Friday, 22 November 2019

Book review: The Robber Bride, Margaret Atwood (1993)

I wonder if this novel could be written nowadays. It’s a very good novel, although it flags a bit at the end of the fifth chapter, the one whose title is the same as the title of the book. At that point in the proceedings, the premise of the book, something which is not negotiable – the personality of the character of Zenia, who lies at the core of the book although she mostly appears within the recollections of the three main characters (Tony, Roz and Charis) – seems to overburden the machinery that serves to carry it.

On the other hand, the self-referential elements of the book are competently handled. This kind of thing is typical for the time the book was first published in. There are also a number of dreams that are recounted as part of the narrative: another trope typical of the era.

Beyond these there is the motif of war which appears from time to time throughout the book – Tony’s specialty at the university where she works is the history of war – and Atwood tries to use war as a metaphor for the relations between people. Between men and women and, also, between women and other women. I’m not entirely convinced that this strategy works and while the metatextual elements of the novel worked – Zenia gets what she wants merely by telling stories, after all – in my mind the most striking parts of the book were the individual stories, especially those parts that dealt with the childhoods of each of the three main characters.

Overall, I was pretty impressed by this novel of manners. It provides a detailed view of life in Canada in the period after WWII – all of the main characters are Boomers, born in the 1940s – and the issues it deals with were current not only in the period the novel opens in (the 1990s) but also during the war. The counterculture of the 60s features strongly and Atwood suggests that some of the main innovations of that decade – which carried through into the 70s, particularly in the form of feminism – stemmed from the global conflict that had just ended.


Structurally, the book is symmetrical (see table of contents in the photo above). Each of the women Zenia gets to know as a result of their attending the same tertiary education institution – Tony, Roz, Charis – has her own history and those histories contain compelling stories of abuse (in the cases of Tony and Charis). Roz’s background has its own drama. Zenia’s history is more mysterious. In fact she embodies the idea of mystery. She is also manipulative (objectively speaking) and malicious (so her friends believe).

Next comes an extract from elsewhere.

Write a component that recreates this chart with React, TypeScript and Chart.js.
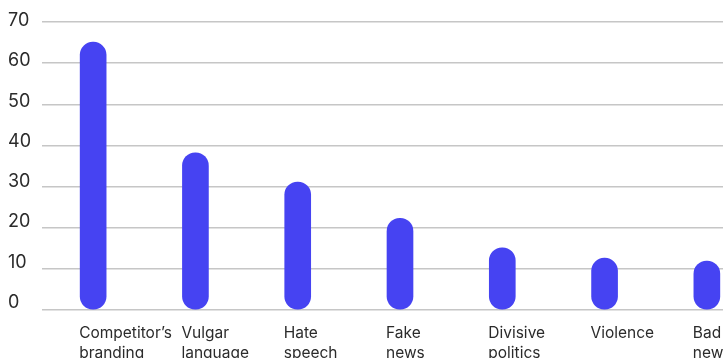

If you were to try to select one dominant subject this book retails in you’d probably go with feminism or, alternatively, with the other side of the coin: what is sometimes referred to as “the patriarchy”. In this sense this book is a creature of its times but, as we know, Atwood’s reputation in recent years has grown precisely because her work anticipates the invigoration of such ideas in the public sphere. By a generation, as this book proves.

A note to editors in case anyone’s planning to bring out a new printing: the 1994 Virago edition in my collection was printed in 2003 and is full of errors that could have been avoided with better proofing. Some are confusing, such as missing quotation marks, others are less serious. 

I picked the book off the shelf at random earlier this month after having tidied up the room in my apartment where most of my bookshelves stand. Boxes from my move to Sydney from Queensland in 2015 had occupied almost all of the space in this room for the best part of five years until spring and, along with it, the end of the decade influenced me. A period of relative calm and confidence following treatment on account of two health issues probably also influenced me, as might have the problem of going out; if I was going to stay indoors all the time, my place had best be tidy. 

Atwood’s effort is one I’ve had in my collection for many years but had never read. It was bought at the Co-op Bookstore on one of my city’s university campuses, I don’t recall now which one but it was probably their shop in the swimming centre at Sydney University. A decade ago I worked just down the street from this building.